The widespread adoption of lithium-ion batteries (LIBs), particularly in electric vehicles, has raised growing concerns regarding their end-of-life management. As demand for electric mobility increases, so does the volume of spent batteries requiring effective recycling strategies. A central challenge in LIB recycling lies in the recovery of valuable metals such as lithium, cobalt, and nickel, which are essential for battery production.
One commonly employed method for extracting these metals is hydrometallurgy, which involves leaching the battery "black mass"—a concentrated residue of active materials—with acid to dissolve the metals into solution. This is followed by separation and purification processes to isolate each metal. Among various leaching agents, sulfuric acid is widely used due to its effectiveness in dissolving transition metals. However, achieving high leaching yields often requires a large excess of sulfuric acid, far beyond the stoichiometric demand.
The use of excess acid presents a significant environmental and economic challenge. After the leaching process, the surplus sulfuric acid must be neutralized—typically using agents like sodium hydroxide or calcium carbonate—resulting in the formation of waste by-products such as sodium sulfate or gypsum. These neutralization residues are usually discarded, contributing to resource loss and waste management issues.
To address this inefficiency, recovering and reusing the surplus sulfuric acid becomes a valuable strategy. This approach not only minimizes the need for neutralization agents but also enables closed-loop recycling within the hydrometallurgical process.

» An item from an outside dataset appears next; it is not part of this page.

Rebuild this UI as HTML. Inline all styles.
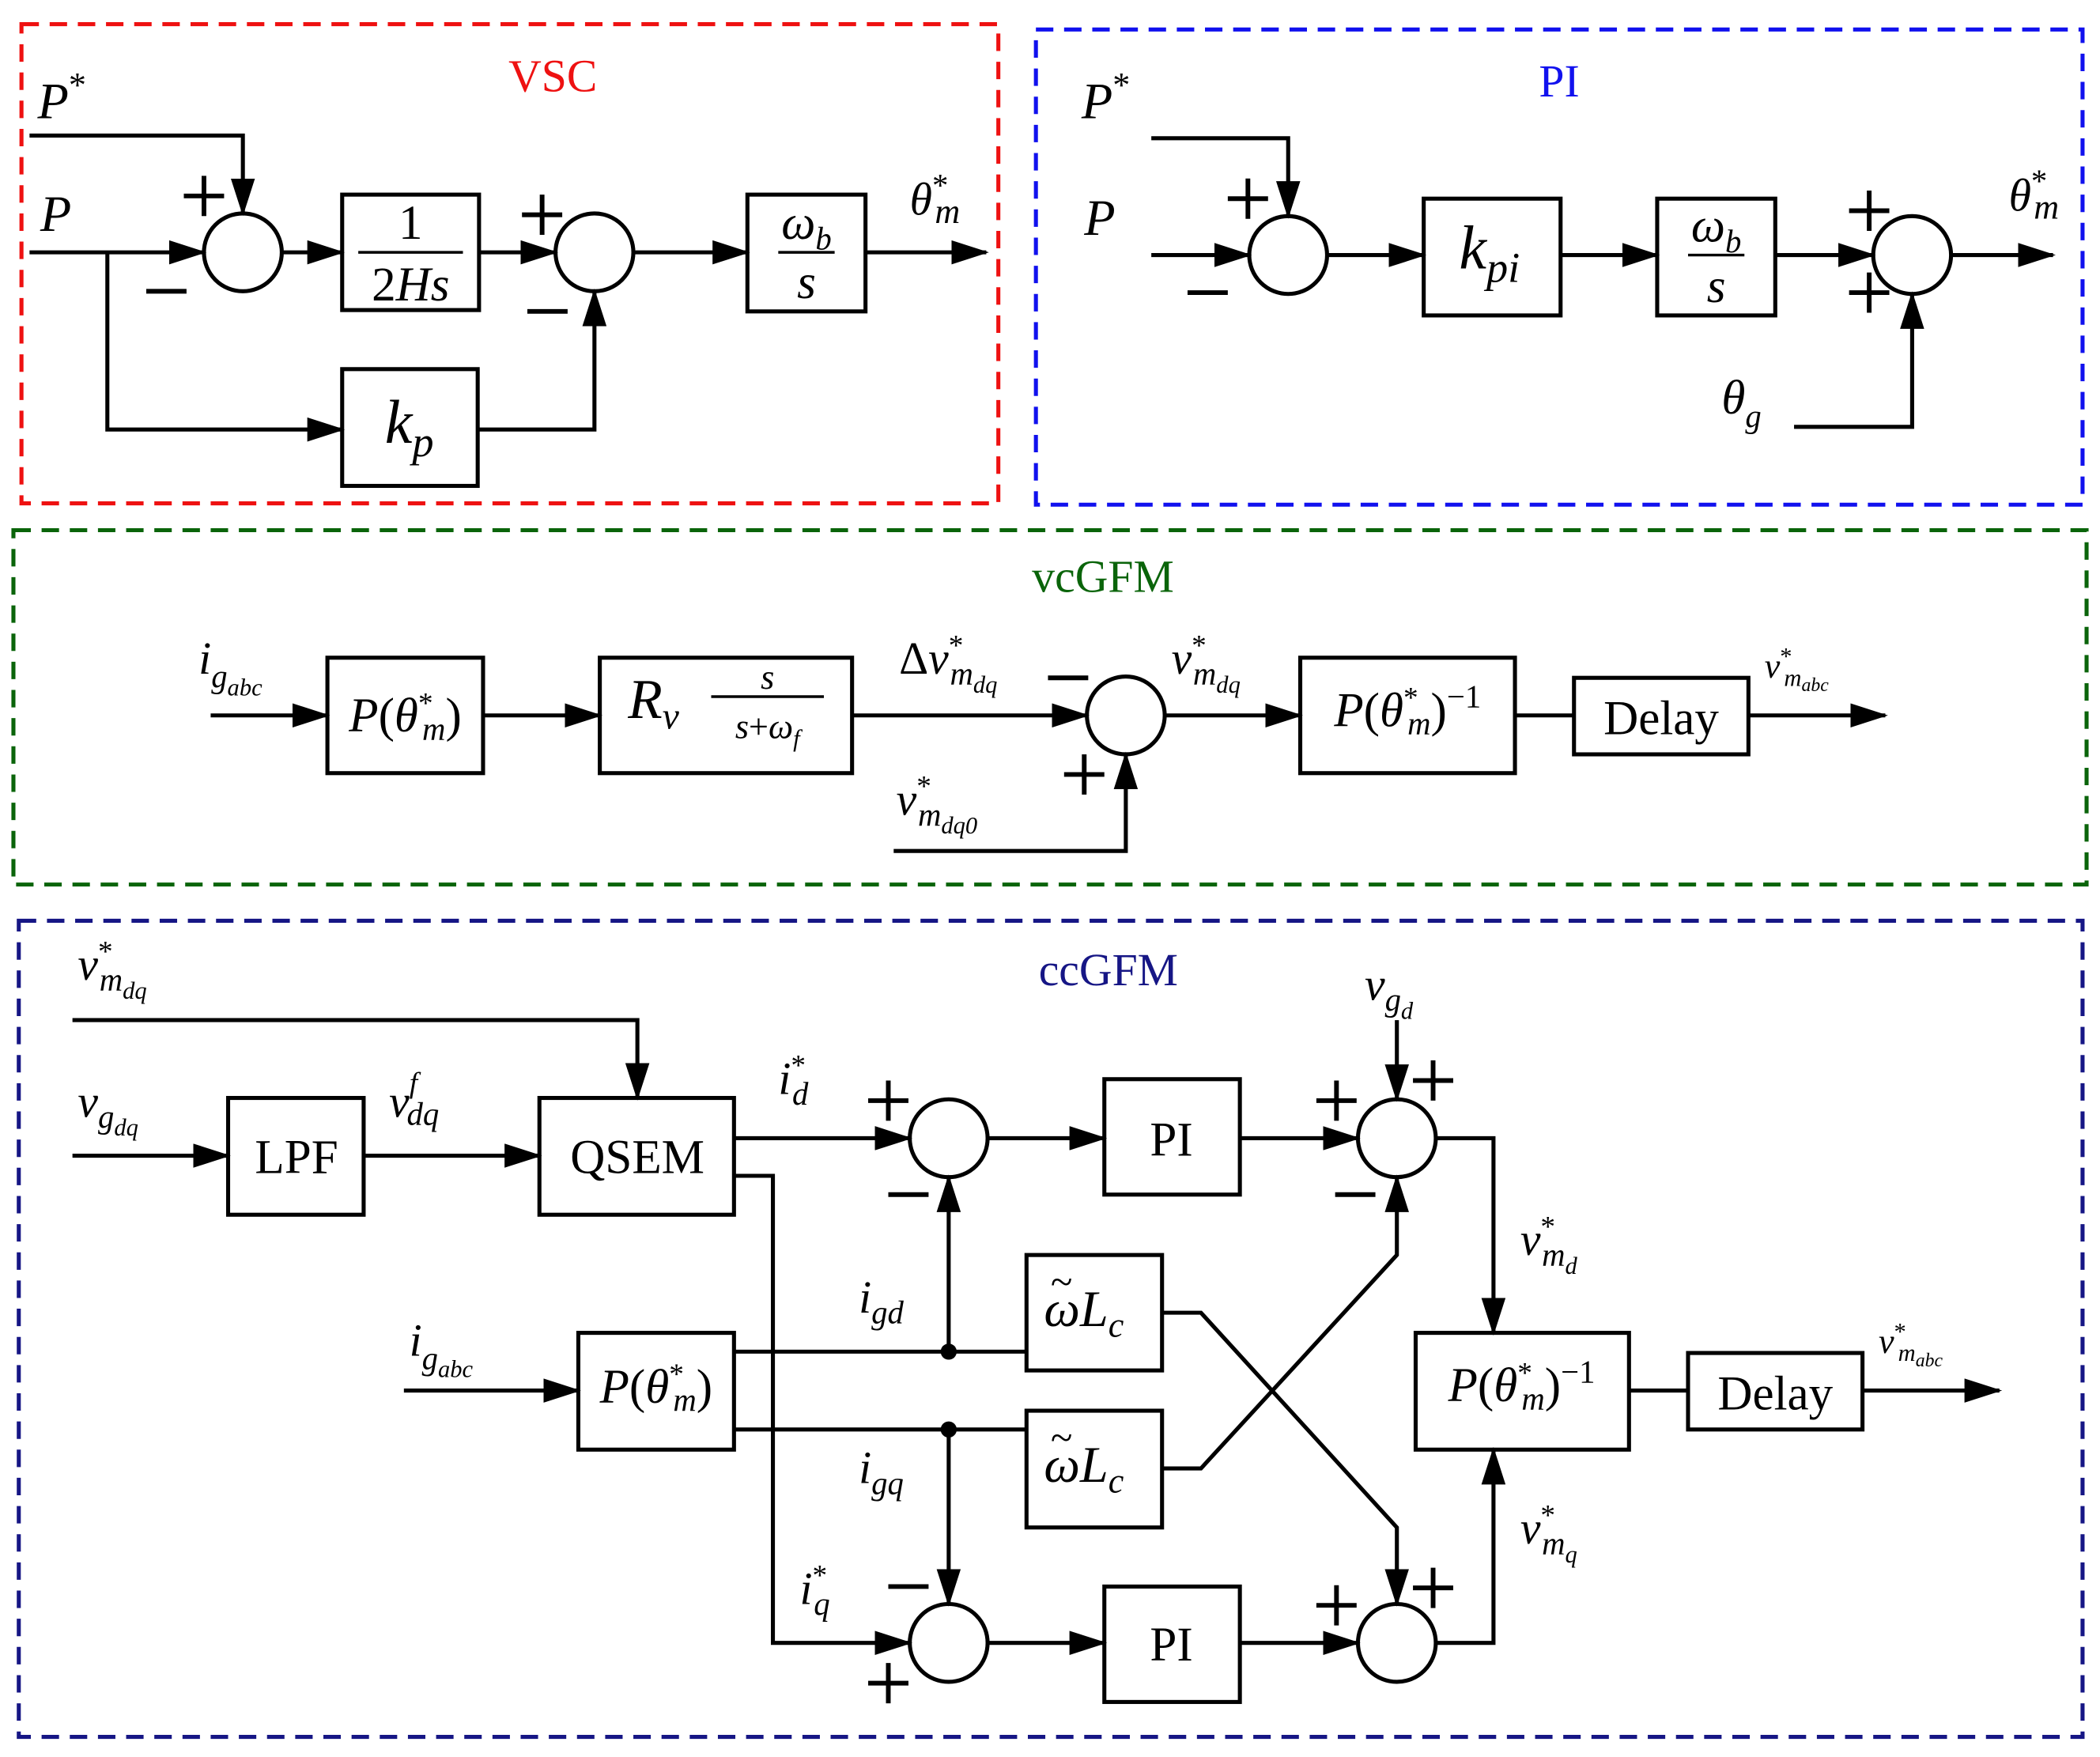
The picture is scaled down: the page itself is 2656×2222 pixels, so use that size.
<!DOCTYPE html>
<html><head><meta charset="utf-8"><style>
html,body{margin:0;padding:0;background:#fff;}
svg{display:block;}
text{font-family:"Liberation Serif",serif;}
.m{font-style:italic;}
</style></head><body>
<svg width="2656" height="2222" viewBox="0 0 1565 1309" preserveAspectRatio="none" xmlns="http://www.w3.org/2000/svg">
<defs>
<marker id="a" markerUnits="userSpaceOnUse" markerWidth="28" markerHeight="18" refX="26" refY="9" orient="auto">
<path d="M0,0 L28,9 L0,18 z" fill="#000"/></marker>
<path id="pl" d="M-15,0 H15 M0,-15 V15" stroke="#000" stroke-width="3.5" fill="none"/>
<path id="mi" d="M-15,0 H15" stroke="#000" stroke-width="3.5" fill="none"/>
</defs>
<rect width="1565" height="1309" fill="#fff"/>
<g fill="none" stroke-width="3" stroke-dasharray="13,8">
<rect x="16" y="18" width="728" height="357" stroke="#ee1111"/>
<rect x="772" y="22" width="780" height="354" stroke="#1111ee"/>
<rect x="10" y="395" width="1545" height="264" stroke="#0a640a"/>
<rect x="14" y="686" width="1538" height="608" stroke="#161685"/>
</g>
<g font-size="34" text-anchor="middle">
<text x="412" y="68" fill="#ee1111">VSC</text>
<text x="1162" y="72" fill="#1111ee">PI</text>
<text x="822" y="441" fill="#0a640a">vcGFM</text>
<text x="826" y="734" fill="#161685">ccGFM</text>
</g>
<g stroke="#000" stroke-width="3" fill="none">
<polyline points="22,101 181,101 181,159" marker-end="url(#a)"/>
<line x1="22" y1="188" x2="152" y2="188" marker-end="url(#a)"/>
<circle cx="181" cy="188" r="29"/>
<line x1="210" y1="188" x2="255" y2="188" marker-end="url(#a)"/>
<rect x="255" y="145" width="102" height="86"/>
<line x1="357" y1="188" x2="414" y2="188" marker-end="url(#a)"/>
<circle cx="443" cy="188" r="29"/>
<line x1="472" y1="188" x2="557" y2="188" marker-end="url(#a)"/>
<rect x="557" y="145" width="88" height="87"/>
<line x1="645" y1="188" x2="735" y2="188" marker-end="url(#a)"/>
<polyline points="80,188 80,320 255,320" marker-end="url(#a)"/>
<rect x="255" y="275" width="101" height="87"/>
<polyline points="356,320 443,320 443,217" marker-end="url(#a)"/>
<line x1="267" y1="188" x2="345" y2="188" stroke-width="2"/>
<line x1="580" y1="188" x2="622" y2="188" stroke-width="2"/>
<polyline points="858,103 960,103 960,161" marker-end="url(#a)"/>
<line x1="858" y1="190" x2="931" y2="190" marker-end="url(#a)"/>
<circle cx="960" cy="190" r="29"/>
<line x1="989" y1="190" x2="1061" y2="190" marker-end="url(#a)"/>
<rect x="1061" y="148" width="102" height="87"/>
<line x1="1163" y1="190" x2="1235" y2="190" marker-end="url(#a)"/>
<rect x="1235" y="148" width="88" height="87"/>
<line x1="1258" y1="190" x2="1300" y2="190" stroke-width="2"/>
<line x1="1323" y1="190" x2="1396" y2="190" marker-end="url(#a)"/>
<circle cx="1425" cy="190" r="29"/>
<line x1="1454" y1="190" x2="1530" y2="190" marker-end="url(#a)"/>
<polyline points="1337,318 1425,318 1425,219" marker-end="url(#a)"/>
<line x1="157" y1="533" x2="244" y2="533" marker-end="url(#a)"/>
<rect x="244" y="490" width="116" height="86"/>
<line x1="360" y1="533" x2="447" y2="533" marker-end="url(#a)"/>
<rect x="447" y="490" width="188" height="86"/>
<line x1="530" y1="519" x2="614" y2="519" stroke-width="2"/>
<line x1="635" y1="533" x2="810" y2="533" marker-end="url(#a)"/>
<circle cx="839" cy="533" r="29"/>
<polyline points="666,634 839,634 839,562" marker-end="url(#a)"/>
<line x1="868" y1="533" x2="969" y2="533" marker-end="url(#a)"/>
<rect x="969" y="490" width="160" height="86"/>
<line x1="1129" y1="533" x2="1173" y2="533"/>
<rect x="1173" y="505" width="130" height="57"/>
<line x1="1303" y1="533" x2="1405" y2="533" marker-end="url(#a)"/>
<polyline points="54,760 475,760 475,818" marker-end="url(#a)"/>
<line x1="54" y1="861" x2="170" y2="861" marker-end="url(#a)"/>
<rect x="170" y="818" width="101" height="87"/>
<line x1="271" y1="861" x2="402" y2="861" marker-end="url(#a)"/>
<rect x="402" y="818" width="145" height="87"/>
<line x1="547" y1="848" x2="678" y2="848" marker-end="url(#a)"/>
<circle cx="707" cy="848" r="29"/>
<line x1="736" y1="848" x2="823" y2="848" marker-end="url(#a)"/>
<rect x="823" y="804" width="101" height="86"/>
<line x1="924" y1="848" x2="1012" y2="848" marker-end="url(#a)"/>
<circle cx="1041" cy="848" r="29"/>
<line x1="1041" y1="760" x2="1041" y2="819" marker-end="url(#a)"/>
<polyline points="1070,848 1113,848 1113,993" marker-end="url(#a)"/>
<polyline points="547,876 576,876 576,1224 678,1224" marker-end="url(#a)"/>
<circle cx="707" cy="1224" r="29"/>
<line x1="736" y1="1224" x2="823" y2="1224" marker-end="url(#a)"/>
<rect x="823" y="1182" width="101" height="86"/>
<line x1="924" y1="1224" x2="1012" y2="1224" marker-end="url(#a)"/>
<circle cx="1041" cy="1224" r="29"/>
<polyline points="1070,1224 1113,1224 1113,1080" marker-end="url(#a)"/>
<line x1="301" y1="1036" x2="431" y2="1036" marker-end="url(#a)"/>
<rect x="431" y="993" width="116" height="87"/>
<line x1="547" y1="1007" x2="765" y2="1007"/>
<rect x="765" y="935" width="101" height="86"/>
<line x1="707" y1="1007" x2="707" y2="877" marker-end="url(#a)"/>
<line x1="547" y1="1065" x2="765" y2="1065"/>
<rect x="765" y="1051" width="101" height="87"/>
<line x1="707" y1="1065" x2="707" y2="1195" marker-end="url(#a)"/>
<polyline points="866,978 895,978 1041,1138 1041,1195" marker-end="url(#a)"/>
<polyline points="866,1094 895,1094 1041,935 1041,877" marker-end="url(#a)"/>
<rect x="1055" y="993" width="159" height="87"/>
<line x1="1214" y1="1036" x2="1258" y2="1036"/>
<rect x="1258" y="1008" width="130" height="57"/>
<line x1="1388" y1="1036" x2="1490" y2="1036" marker-end="url(#a)"/>
</g>
<circle cx="707" cy="1007" r="6" fill="#000"/>
<circle cx="707" cy="1065" r="6" fill="#000"/>
<!-- signs -->
<use href="#pl" x="152" y="146"/><use href="#mi" x="124" y="217"/>
<use href="#pl" x="404" y="160"/><use href="#mi" x="408" y="232"/>
<use href="#pl" x="930" y="148"/><use href="#mi" x="900" y="218"/>
<use href="#pl" x="1393" y="157"/><use href="#pl" x="1393" y="218"/>
<use href="#mi" x="796" y="505"/><use href="#pl" x="808" y="577"/>
<use href="#pl" x="662" y="820"/><use href="#mi" x="677" y="890"/>
<use href="#pl" x="996" y="820"/><use href="#pl" x="1068" y="805"/><use href="#mi" x="1010" y="890"/>
<use href="#mi" x="677" y="1182"/><use href="#pl" x="662" y="1254"/>
<use href="#pl" x="996" y="1196"/><use href="#pl" x="1068" y="1183"/>
<g fill="#000" font-size="38">
<text x="28" y="88" class="m">P<tspan font-size="26" dy="-16" font-style="normal">*</tspan></text>
<text x="30" y="172" class="m">P</text>
<text x="306" y="178" text-anchor="middle" font-size="36">1</text>
<text x="306" y="224" text-anchor="middle" font-size="36">2<tspan class="m">Hs</tspan></text>
<text x="601" y="178" text-anchor="middle" class="m" font-size="36">ω<tspan font-size="24" dy="8">b</tspan></text>
<text x="601" y="222" text-anchor="middle" class="m" font-size="36">s</text>
<text x="678" y="160" class="m" font-size="34">θ<tspan font-size="24" dy="-14" font-style="normal">*</tspan><tspan font-size="26" dy="20" dx="-10">m</tspan></text>
<text x="305" y="330" text-anchor="middle" class="m" font-size="46">k<tspan font-size="32" dy="10">p</tspan></text>
<text x="806" y="88" class="m">P<tspan font-size="26" dy="-16" font-style="normal">*</tspan></text>
<text x="808" y="175" class="m">P</text>
<text x="1110" y="200" text-anchor="middle" class="m" font-size="46">k<tspan font-size="32" dy="10">pi</tspan></text>
<text x="1279" y="180" text-anchor="middle" class="m" font-size="36">ω<tspan font-size="24" dy="8">b</tspan></text>
<text x="1279" y="225" text-anchor="middle" class="m" font-size="36">s</text>
<text x="1497" y="157" class="m" font-size="34">θ<tspan font-size="24" dy="-14" font-style="normal">*</tspan><tspan font-size="26" dy="20" dx="-10">m</tspan></text>
<text x="1283" y="308" class="m" font-size="36">θ<tspan font-size="24" dy="10">g</tspan></text>
<text x="148" y="502" class="m" font-size="34">i<tspan font-size="24" dy="10">g</tspan><tspan font-size="18" dy="6">abc</tspan></text>
<text x="302" y="545" text-anchor="middle" class="m" font-size="36">P<tspan font-style="normal">(</tspan>θ<tspan font-size="22" dy="-14" font-style="normal">*</tspan><tspan font-size="24" dy="20" dx="-8">m</tspan><tspan font-style="normal" dy="-6">)</tspan></text>
<text x="468" y="535" class="m" font-size="42">R<tspan font-size="28" dy="8">v</tspan></text>
<text x="572" y="513" text-anchor="middle" class="m" font-size="26">s</text>
<text x="572" y="550" text-anchor="middle" class="m" font-size="26">s<tspan font-style="normal">+</tspan>ω<tspan font-size="18" dy="6">f</tspan></text>
<text x="670" y="502" font-size="34">Δ<tspan class="m">v</tspan><tspan font-size="22" dy="-14">*</tspan><tspan class="m" font-size="24" dy="22" dx="-10">m</tspan><tspan class="m" font-size="18" dy="6">dq</tspan></text>
<text x="668" y="607" class="m" font-size="34">v<tspan font-size="22" dy="-14" font-style="normal">*</tspan><tspan font-size="24" dy="22" dx="-10">m</tspan><tspan font-size="18" dy="6">dq0</tspan></text>
<text x="873" y="502" class="m" font-size="34">v<tspan font-size="22" dy="-14" font-style="normal">*</tspan><tspan font-size="24" dy="22" dx="-10">m</tspan><tspan font-size="18" dy="6">dq</tspan></text>
<text x="1049" y="541" text-anchor="middle" class="m" font-size="36">P<tspan font-style="normal">(</tspan>θ<tspan font-size="22" dy="-14" font-style="normal">*</tspan><tspan font-size="24" dy="20" dx="-8">m</tspan><tspan font-style="normal" dy="-6">)</tspan><tspan font-style="normal" font-size="24" dy="-14">−1</tspan></text>
<text x="1238" y="547" text-anchor="middle" font-size="36">Delay</text>
<text x="1315" y="505" class="m" font-size="26">v<tspan font-size="18" dy="-10" font-style="normal">*</tspan><tspan font-size="18" dy="16" dx="-6">m</tspan><tspan font-size="14" dy="4">abc</tspan></text>
<text x="58" y="730" class="m" font-size="34">v<tspan font-size="22" dy="-14" font-style="normal">*</tspan><tspan font-size="24" dy="22" dx="-10">m</tspan><tspan font-size="18" dy="6">dq</tspan></text>
<text x="58" y="832" class="m" font-size="34">v<tspan font-size="24" dy="8">g</tspan><tspan font-size="18" dy="6">dq</tspan></text>
<text x="221" y="874" text-anchor="middle" font-size="36">LPF</text>
<text x="290" y="832" class="m" font-size="34">v<tspan font-size="22" dy="-18">f</tspan><tspan font-size="24" dy="24" dx="-8">dq</tspan></text>
<text x="475" y="874" text-anchor="middle" font-size="36">QSEM</text>
<text x="580" y="815" class="m" font-size="34">i<tspan font-size="22" dy="-14" font-style="normal">*</tspan><tspan font-size="24" dy="22" dx="-10">d</tspan></text>
<text x="873" y="861" text-anchor="middle" font-size="36">PI</text>
<text x="1017" y="745" class="m" font-size="34">v<tspan font-size="24" dy="8">g</tspan><tspan font-size="18" dy="6">d</tspan></text>
<text x="1133" y="935" class="m" font-size="34">v<tspan font-size="22" dy="-14" font-style="normal">*</tspan><tspan font-size="24" dy="22" dx="-10">m</tspan><tspan font-size="18" dy="6">d</tspan></text>
<text x="596" y="1195" class="m" font-size="34">i<tspan font-size="22" dy="-14" font-style="normal">*</tspan><tspan font-size="24" dy="22" dx="-10">q</tspan></text>
<text x="873" y="1237" text-anchor="middle" font-size="36">PI</text>
<text x="1133" y="1150" class="m" font-size="34">v<tspan font-size="22" dy="-14" font-style="normal">*</tspan><tspan font-size="24" dy="22" dx="-10">m</tspan><tspan font-size="18" dy="6">q</tspan></text>
<text x="305" y="1010" class="m" font-size="34">i<tspan font-size="24" dy="10">g</tspan><tspan font-size="18" dy="6">abc</tspan></text>
<text x="489" y="1045" text-anchor="middle" class="m" font-size="36">P<tspan font-style="normal">(</tspan>θ<tspan font-size="22" dy="-14" font-style="normal">*</tspan><tspan font-size="24" dy="20" dx="-8">m</tspan><tspan font-style="normal" dy="-6">)</tspan></text>
<text x="640" y="978" class="m" font-size="34">i<tspan font-size="24" dy="8">gd</tspan></text>
<text x="640" y="1105" class="m" font-size="34">i<tspan font-size="24" dy="8">gq</tspan></text>
<text x="778" y="988" class="m" font-size="38">ωL<tspan font-size="26" dy="8">c</tspan></text>
<text x="783" y="965" font-size="30">~</text>
<text x="778" y="1104" class="m" font-size="38">ωL<tspan font-size="26" dy="8">c</tspan></text>
<text x="783" y="1081" font-size="30">~</text>
<text x="1134" y="1044" text-anchor="middle" class="m" font-size="36">P<tspan font-style="normal">(</tspan>θ<tspan font-size="22" dy="-14" font-style="normal">*</tspan><tspan font-size="24" dy="20" dx="-8">m</tspan><tspan font-style="normal" dy="-6">)</tspan><tspan font-style="normal" font-size="24" dy="-14">−1</tspan></text>
<text x="1323" y="1050" text-anchor="middle" font-size="36">Delay</text>
<text x="1400" y="1008" class="m" font-size="26">v<tspan font-size="18" dy="-10" font-style="normal">*</tspan><tspan font-size="18" dy="16" dx="-6">m</tspan><tspan font-size="14" dy="4">abc</tspan></text>
</g>
</svg>
</body></html>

Depending on its purity and concentration, the regenerated acid can be reused either in the leaching step or in subsequent solvent extraction (SX) processes.
In this context, a promising and commercially available method for sulfuric acid recovery is solvent extraction using tri-n-octylamine (TOA). It is a commercially available liquid anion exchanger used in the extraction of zinc from chloride media. Experimental studies have shown that TOA can extract up to 97.6% of the sulfuric acid under optimized conditions—specifically, at an aqueous-to-organic phase ratio of 4 and an organic phase composition of 40 vol-% TOA. The addition of 20 vol-% 2-ethylhexanol as a modifier was found to stabilize the organic phase by preventing phase separation, although it did not influence the extraction yield.
The extraction of leachate exhibits an identical extraction behavior as the sulfuric acid /TOA system. Furthermore, no co-extraction could be detected for any metal. Investigations on the leachate /TOA system shows an increasing aqueous metal concentration with an increasing phase ratio However, it was noted that increasing the phase ratio led to an increase in the aqueous metal concentration. This phenomenon is attributed not to metal extraction but to water co-extraction, which dilutes the aqueous phase as the organic layer becomes saturated with water.
While the extraction step using TOA has shown great potential, the stripping process—the recovery of sulfuric acid from the organic phase—remains a critical bottleneck. The strong interaction between TOA and the sulfate ion hinders efficient back-extraction, making it difficult to regenerate the acid in a concentrated form. As a result, further research has focused on identifying alternative ion exchangers and investigating their equilibrium behavior to enable more efficient acid stripping.
The stripping process was investigated using various cross-flow configurations at the laboratory scale. These configurations aim to enhance mass transfer and promote phase disengagement, thereby achieving higher stripping yields and generating more concentrated sulfuric acid solutions. The outcome of these investigations is crucial for improving the overall sustainability and economic feasibility of hydrometallurgical LIB recycling.
In conclusion, recovering excess sulfuric acid from LIB leachates using TOA represents a significant step toward circular process design in battery recycling. While the extraction efficiency is already promising, ongoing efforts to overcome the stripping limitations will determine the viability of this approach at an industrial scale. Future work will continue to refine these techniques and explore their integration into full-scale recycling plants, contributing to more resource-efficient and environmentally friendly battery lifecycle management.